Muffet McGraw has long considered herself an educator first, coach second.
It’s fitting, then, that the legendary Notre Dame women’s basketball head coach, who retired in 2020 after 33 seasons at the university and 936 career wins, is now teaching a leadership course on the South Bend, Indiana, campus where she’s a renowned figure.
“I love what I’m doing right now. I love teaching because I think it’s just like coaching,” said McGraw, who also serves as a basketball analyst for ESPN. “(Coaches) are educators. Our main job, at least for me, is to empower women, to build confidence in women, to talk about the life skills that they are going to learn that are going to really help them throughout their lives.”
Because of McGraw’s decades helping mold student-athletes, she was selected as the 2023 NCAA Pat Summitt Award winner. Established in 2017, the Summitt Award recognizes an individual in the NCAA’s membership who has demonstrated devotion to the development of student-athletes and has made a positive impact on their lives. McGraw will receive the award during the 2023 NCAA Convention in San Antonio.
“Muffet McGraw represents the very best in college sports – as a coach, a mentor, a teacher, and an advocate. Her remarkable record on the court speaks for itself,” NCAA President Mark Emmert said. “Even more important are the countless lives she has touched, imparting lessons and values that set her athletes on the road to success in whatever endeavors they choose. We all owe her a debt of gratitude.”
A former point guard at Saint Joseph’s, McGraw described the honor as “inspiring” and “humbling.” Like many coaches, McGraw admired Summitt for how she led her team and elevated the women’s game.
“She is somebody that everybody looked up to. Everybody knew that she wanted our game to be as good as it could be,” McGraw said of the late Summitt, who died in 2016, five years after being diagnosed with early onset Alzheimer’s disease. “Having an award named after Pat … it’s really humbling for me.”
While McGraw downplayed any personal comparison to Summitt, her career resume is among the coaching elite.
McGraw sits No. 7 on the all-time wins list for women’s college basketball coaches, four spots behind Summitt in third. The Notre Dame coach, whose teams cut down the nets in 2001 and 2018, retired as one of six women’s basketball coaches to win multiple NCAA championships. The Irish played in nine Final Fours under McGraw. She received Associated Press Coach of the Year honors four times, along with earning Naismith Coach of the Year, U.S. Basketball Writers Association Coach of the Year and Women’s Basketball Coaches Association Coach of the Year three times each. In 2017, she received the John R. Wooden Legends of Coaching Award and was inducted into the Naismith Memorial Basketball Hall of Fame.
Among McGraw’s core philosophies, she said one is at the heart of the success she’s experienced. The essence of it: What you allow is what will continue.

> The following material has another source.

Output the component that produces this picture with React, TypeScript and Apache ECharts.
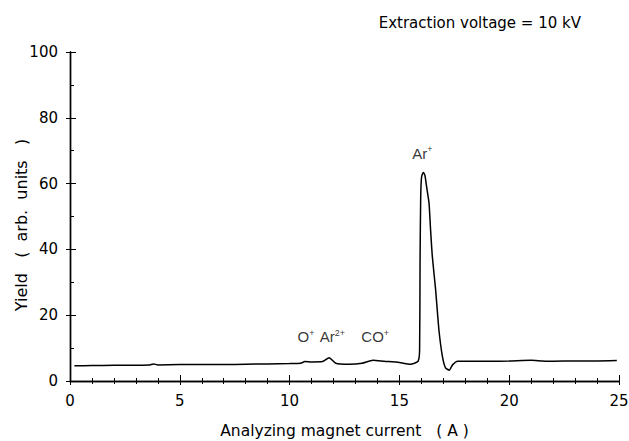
import React, { useEffect, useRef } from "react";
import * as echarts from "echarts";

const currentA = [0.2, 1, 2, 3, 3.6, 3.8, 4.0, 5, 6, 7, 8, 9, 10, 10.5, 10.7, 11.0, 11.5, 11.8, 12.1, 12.7, 13.3, 13.8, 14.3, 15.0, 15.5, 15.85, 15.92, 15.94, 15.97, 16.01, 16.09, 16.16, 16.24, 16.35, 16.42, 16.5, 16.65, 16.8, 16.96, 17.1, 17.27, 17.42, 17.65, 18, 19, 20, 21, 21.5, 22, 23, 24, 24.9];
const yieldArb = [4.6, 4.7, 4.75, 4.8, 4.85, 5.2, 4.9, 5.0, 5.0, 5.0, 5.1, 5.2, 5.3, 5.4, 5.9, 5.8, 5.9, 7.1, 5.4, 5.1, 5.4, 6.3, 6.0, 5.6, 5.1, 6.0, 9.4, 35.9, 56, 62, 63.4, 62.6, 59, 54, 45.9, 37.8, 27.7, 15.5, 7.4, 4.0, 3.3, 4.9, 6.0, 6.0, 6.0, 6.1, 6.3, 6.1, 6.0, 6.1, 6.1, 6.2];

const peakNames = ["O", "Ar", "CO", "Ar"];
const peakCharges = ["+", "2+", "+", "+"];
const peakX = [10.75, 11.95, 13.9, 16.05];
const peakY = [13.4, 13.4, 13.4, 69.3];

const xTicks = [0, 5, 10, 15, 20, 25];
const yTicks = [0, 20, 40, 60, 80, 100];

const FONT = "'DejaVu Sans', sans-serif";
const LFONT = "'Liberation Sans', Arial, Helvetica, sans-serif";

export default function App() {
  const ref = useRef<HTMLDivElement>(null);
  useEffect(() => {
    if (!ref.current) return;
    const chart = echarts.init(ref.current, null, { renderer: "svg" });
    const lineData = currentA.map((x, i) => [x, yieldArb[i]]);
    const labelData = peakX.map((x, i) => ({
      value: [x, peakY[i]],
      name: `{b|${peakNames[i]}}{s|${peakCharges[i]}}`,
    }));
    const axisCommon = {
      axisLine: { show: true, lineStyle: { color: "#000", width: 1.4 } },
      splitLine: { show: false },
    };
    chart.setOption({
      animation: false,
      backgroundColor: "#fff",
      title: {
        text: "Extraction voltage = 10 kV",
        right: 43,
        top: 10,
        textStyle: { fontFamily: FONT, fontSize: 15, fontWeight: "normal", color: "#000" },
      },
      grid: { left: 70, right: 10, top: 52, bottom: 60, containLabel: false, outerBoundsMode: "none" },
      xAxis: [
        {
          type: "value",
          min: xTicks[0],
          max: xTicks[xTicks.length - 1],
          interval: 5,
          ...axisCommon,
          axisTick: { show: true, inside: true, length: 6, lineStyle: { color: "#000" } },
          minorTick: { show: true, splitNumber: 5, length: 3, lineStyle: { color: "#000" } },
          axisLabel: { fontFamily: FONT, fontSize: 15, color: "#000", margin: 12 },
          name: "Analyzing magnet current   ( A )",
          nameLocation: "middle",
          nameGap: 42,
          nameTextStyle: { fontFamily: FONT, fontSize: 15.5, color: "#000" },
        },
        {
          type: "value",
          position: "top",
          min: 0,
          max: 25,
          interval: 5,
          ...axisCommon,
          axisTick: { show: true, inside: true, length: 4, lineStyle: { color: "#000" } },
          minorTick: { show: true, splitNumber: 5, length: 3, lineStyle: { color: "#000" } },
          axisLabel: { show: false },
        },
      ],
      yAxis: [
        {
          type: "value",
          min: yTicks[0],
          max: yTicks[yTicks.length - 1],
          interval: 20,
          ...axisCommon,
          axisTick: { show: true, inside: true, length: 6, lineStyle: { color: "#000" } },
          minorTick: { show: true, splitNumber: 2, length: 4, lineStyle: { color: "#000" } },
          axisLabel: { fontFamily: FONT, fontSize: 15, color: "#000", margin: 12 },
          name: "Yield   (  arb.  units   )",
          nameLocation: "middle",
          nameGap: 41,
          nameMoveOverlap: false,
          nameTextStyle: { fontFamily: FONT, fontSize: 16, color: "#000", padding: [0, 17, 0, 0] },
        },
        {
          type: "value",
          position: "right",
          min: 0,
          max: 100,
          interval: 20,
          ...axisCommon,
          axisTick: { show: true, inside: true, length: 4, lineStyle: { color: "#000" } },
          minorTick: { show: false },
          axisLabel: { show: false },
        },
      ],
      series: [
        {
          type: "line",
          data: lineData,
          showSymbol: false,
          smooth: 0.2,
          lineStyle: { color: "#000", width: 1.5 },
          silent: true,
        },
        {
          type: "scatter",
          data: labelData,
          symbolSize: 0,
          silent: true,
          label: {
            show: true,
            position: "inside",
            formatter: (p: any) => p.name,
            rich: {
              b: { fontFamily: LFONT, fontSize: 15, color: "#000", lineHeight: 17 },
              s: { fontFamily: LFONT, fontSize: 9, color: "#000", verticalAlign: "top", lineHeight: 17 },
            },
          },
        },
      ],
    });
    return () => chart.dispose();
  }, []);
  return (
    <div
      ref={ref}
      style={{ position: "fixed", left: 0, top: 0, width: 629, height: 441, background: "#fff" }}
    />
  );
}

“You set the standard, and your culture is what makes you successful,” McGraw said. “The things that you’re going to demand from your players and the things that you tell them, ‘This is where the bar is. We’re going to keep this bar high, and I am not going to accept anything under this. This is the way we act. This is the way we carry ourselves on the court. This is the way we want people to look at us. This is our reputation, and that is important to me.’ So I think I could be really demanding and telling them, ‘This is what the standard is, and you have to rise to the occasion,’ because I just wasn’t going to allow anything that was mediocre.”
McGraw’s pair of national championships were products of this standard. Still, she said witnessing smaller moments of player growth toward that higher bar are her favorite moments to look back on.
“They have that moment in a game when it all comes together, and you can just see them kind of standing a little taller and walk in with a little more confidence because in their minds they did it. They got to this moment they thought they could be there, and now they finally achieved what they thought they could. And it’s such a powerful moment,” she said. “When you think of all those great things that you learn from playing sports that help you, no matter what you go through, I love when the players would come back and say, ‘This really difficult thing happened to me. But I knew I could handle it because I knew I’d faced adversity before, and you helped me get through that.’
“I love that moment of seeing the potential of seeing what they can do when they leave Notre Dame. It is just so rewarding to see what these women can do out in their communities and out in the world.”
During the COVID-19 pandemic, McGraw made it her mission to make an impact on communities outside basketball. An idea to hold one food drive blossomed into Meals with Muffet, now a nationwide food drive in its third year. It allows clubs, groups, families and individuals to team up in the fight against hunger in their communities.
Teaching her course called “Sports Leadership: How Leaders Help Teams Flourish” at the Notre Dame Mendoza College of Business has been another avenue to continue impacting the next generation.
For McGraw, it’s a way to continue the primary reason she coached: education.
“I’m really enjoying my students. I’m learning a lot,” McGraw said. “It’s obviously a lot about what I did in coaching. It’s all about teamwork. It’s all about culture. It’s about being a great teammate and what you can add and how you become a leader. I’m just trying to be a role model and keep people thinking and talking about how we can improve and what ways we can get more people involved in leadership.”